> **Information provided**:

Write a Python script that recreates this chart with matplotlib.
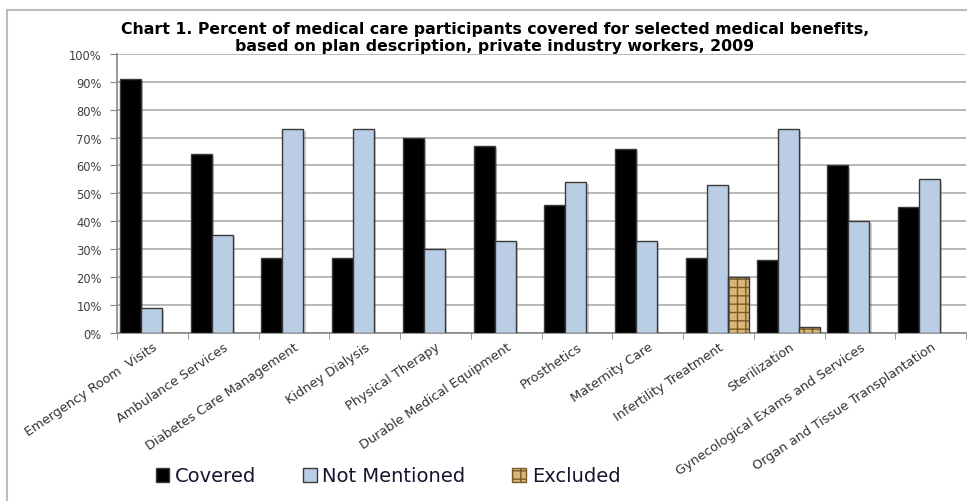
import numpy as np
import matplotlib
matplotlib.use("Agg")
import matplotlib.pyplot as plt
from matplotlib.patches import Rectangle, Patch
from matplotlib import patheffects as pe

categories = ["Emergency Room  Visits", "Ambulance Services", "Diabetes Care Management",
              "Kidney Dialysis", "Physical Therapy", "Durable Medical Equipment",
              "Prosthetics", "Maternity Care", "Infertility Treatment", "Sterilization",
              "Gynecological Exams and Services", "Organ and Tissue Transplantation"]
covered = [91, 64, 27, 27, 70, 67, 46, 66, 27, 26, 60, 45]
not_mentioned = [9, 35, 73, 73, 30, 33, 54, 33, 53, 73, 40, 55]
excluded = [0, 0, 0, 0, 0, 0, 0, 0, 20, 2, 0, 0]
series_names = ["Covered", "Not Mentioned", "Excluded"]
title = ("Chart 1. Percent of medical care participants covered for selected medical benefits,\n"
         "based on plan description, private industry workers, 2009")
yticks = [0, 10, 20, 30, 40, 50, 60, 70, 80, 90, 100]

W, H = 967, 502
fig = plt.figure(figsize=(W / 100, H / 100), dpi=100)
fig.patch.set_facecolor("white")

# outer chart frame
fig.patches.append(Rectangle((7 / W, -0.05), 1.2, 1 - 11 / H + 0.05, transform=fig.transFigure,
                             fill=False, edgecolor="#BDBDBD", linewidth=1.5, zorder=0))

ax = fig.add_axes([117 / W, 1 - 334 / H, (966 - 117) / W, (334 - 54.8) / H])

x = np.arange(len(categories))
w = 0.298
start = x - 0.5 + 0.04
shadow = [pe.SimplePatchShadow(offset=(1.5, -1.5), alpha=0.25), pe.Normal()]
edge = "#3A3A3A"

b1 = ax.bar(start + w / 2, covered, w, color="black", edgecolor=edge, linewidth=1, zorder=3)
b2 = ax.bar(start + 1.5 * w, not_mentioned, w, color="#B9CDE5", edgecolor=edge, linewidth=1, zorder=3)
exc = np.array(excluded, dtype=float)
lw3 = [1 if v > 0 else 0 for v in exc]
b3a = ax.bar(start + 2.5 * w, exc, w, color="#D8B877", edgecolor="#7A5A2A", hatch="++",
             linewidth=0, zorder=3)
b3b = ax.bar(start + 2.5 * w, exc, w, fill=False, edgecolor=edge, linewidth=lw3, zorder=4)
for bars in (b1, b2):
    for p in bars:
        p.set_path_effects(shadow)

ax.set_xlim(-0.5, len(categories) - 0.5)
ax.set_ylim(0, 100)
ax.set_yticks(yticks)
ax.set_yticklabels([f"{v}%" for v in yticks], fontsize=8.3, color="#404040", family="DejaVu Sans")
ax.yaxis.grid(True, color="#A6A6A6", linewidth=1.1, zorder=0)
ax.set_axisbelow(True)

ax.set_xticks(x)
ax.set_xticklabels(categories, rotation=34, ha="right", va="top", rotation_mode="anchor",
                   fontsize=9.3, color="#333333", family="DejaVu Sans")
ax.tick_params(axis="x", length=0, pad=5)
ax.set_xticks(np.arange(-0.5, len(categories) + 0.5, 1), minor=True)
ax.tick_params(axis="x", which="minor", length=4, color="#868686", direction="out")
ax.tick_params(axis="y", length=5, color="#868686", pad=6)

for s in ["top", "right"]:
    ax.spines[s].set_visible(False)
for s in ["left", "bottom"]:
    ax.spines[s].set_color("#868686")
    ax.spines[s].set_linewidth(1.2)

fig.text(495 / W, 1 - 38 / H, title, ha="center", va="center", fontsize=11.3,
         fontweight="bold", family="DejaVu Sans", color="black", linespacing=1.2)

handles = [Patch(facecolor="black", edgecolor=edge),
           Patch(facecolor="#B9CDE5", edgecolor=edge),
           Patch(facecolor="#D8B877", edgecolor="#7A5A2A", hatch="++")]
leg = fig.legend(handles, series_names, loc="center", bbox_to_anchor=(388 / W, 1 - 477 / H),
                 ncol=3, frameon=False, handlelength=0.7, handleheight=0.7,
                 handletextpad=0.3, columnspacing=2.4, prop={"family": "DejaVu Sans", "size": 14})
for t in leg.get_texts():
    t.set_color("#15152E")

fig.savefig("out.png", dpi=100, facecolor="white")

> **Aim**: Reproduce the full material exactly, excluding the pictures.

> **Full response**:
Write a Python script that recreates this chart with matplotlib.
import numpy as np
import matplotlib
matplotlib.use("Agg")
import matplotlib.pyplot as plt
from matplotlib.patches import Rectangle, Patch
from matplotlib import patheffects as pe

categories = ["Emergency Room  Visits", "Ambulance Services", "Diabetes Care Management",
              "Kidney Dialysis", "Physical Therapy", "Durable Medical Equipment",
              "Prosthetics", "Maternity Care", "Infertility Treatment", "Sterilization",
              "Gynecological Exams and Services", "Organ and Tissue Transplantation"]
covered = [91, 64, 27, 27, 70, 67, 46, 66, 27, 26, 60, 45]
not_mentioned = [9, 35, 73, 73, 30, 33, 54, 33, 53, 73, 40, 55]
excluded = [0, 0, 0, 0, 0, 0, 0, 0, 20, 2, 0, 0]
series_names = ["Covered", "Not Mentioned", "Excluded"]
title = ("Chart 1. Percent of medical care participants covered for selected medical benefits,\n"
         "based on plan description, private industry workers, 2009")
yticks = [0, 10, 20, 30, 40, 50, 60, 70, 80, 90, 100]

W, H = 967, 502
fig = plt.figure(figsize=(W / 100, H / 100), dpi=100)
fig.patch.set_facecolor("white")

# outer chart frame
fig.patches.append(Rectangle((7 / W, -0.05), 1.2, 1 - 11 / H + 0.05, transform=fig.transFigure,
                             fill=False, edgecolor="#BDBDBD", linewidth=1.5, zorder=0))

ax = fig.add_axes([117 / W, 1 - 334 / H, (966 - 117) / W, (334 - 54.8) / H])

x = np.arange(len(categories))
w = 0.298
start = x - 0.5 + 0.04
shadow = [pe.SimplePatchShadow(offset=(1.5, -1.5), alpha=0.25), pe.Normal()]
edge = "#3A3A3A"

b1 = ax.bar(start + w / 2, covered, w, color="black", edgecolor=edge, linewidth=1, zorder=3)
b2 = ax.bar(start + 1.5 * w, not_mentioned, w, color="#B9CDE5", edgecolor=edge, linewidth=1, zorder=3)
exc = np.array(excluded, dtype=float)
lw3 = [1 if v > 0 else 0 for v in exc]
b3a = ax.bar(start + 2.5 * w, exc, w, color="#D8B877", edgecolor="#7A5A2A", hatch="++",
             linewidth=0, zorder=3)
b3b = ax.bar(start + 2.5 * w, exc, w, fill=False, edgecolor=edge, linewidth=lw3, zorder=4)
for bars in (b1, b2):
    for p in bars:
        p.set_path_effects(shadow)

ax.set_xlim(-0.5, len(categories) - 0.5)
ax.set_ylim(0, 100)
ax.set_yticks(yticks)
ax.set_yticklabels([f"{v}%" for v in yticks], fontsize=8.3, color="#404040", family="DejaVu Sans")
ax.yaxis.grid(True, color="#A6A6A6", linewidth=1.1, zorder=0)
ax.set_axisbelow(True)

ax.set_xticks(x)
ax.set_xticklabels(categories, rotation=34, ha="right", va="top", rotation_mode="anchor",
                   fontsize=9.3, color="#333333", family="DejaVu Sans")
ax.tick_params(axis="x", length=0, pad=5)
ax.set_xticks(np.arange(-0.5, len(categories) + 0.5, 1), minor=True)
ax.tick_params(axis="x", which="minor", length=4, color="#868686", direction="out")
ax.tick_params(axis="y", length=5, color="#868686", pad=6)

for s in ["top", "right"]:
    ax.spines[s].set_visible(False)
for s in ["left", "bottom"]:
    ax.spines[s].set_color("#868686")
    ax.spines[s].set_linewidth(1.2)

fig.text(495 / W, 1 - 38 / H, title, ha="center", va="center", fontsize=11.3,
         fontweight="bold", family="DejaVu Sans", color="black", linespacing=1.2)

handles = [Patch(facecolor="black", edgecolor=edge),
           Patch(facecolor="#B9CDE5", edgecolor=edge),
           Patch(facecolor="#D8B877", edgecolor="#7A5A2A", hatch="++")]
leg = fig.legend(handles, series_names, loc="center", bbox_to_anchor=(388 / W, 1 - 477 / H),
                 ncol=3, frameon=False, handlelength=0.7, handleheight=0.7,
                 handletextpad=0.3, columnspacing=2.4, prop={"family": "DejaVu Sans", "size": 14})
for t in leg.get_texts():
    t.set_color("#15152E")

fig.savefig("out.png", dpi=100, facecolor="white")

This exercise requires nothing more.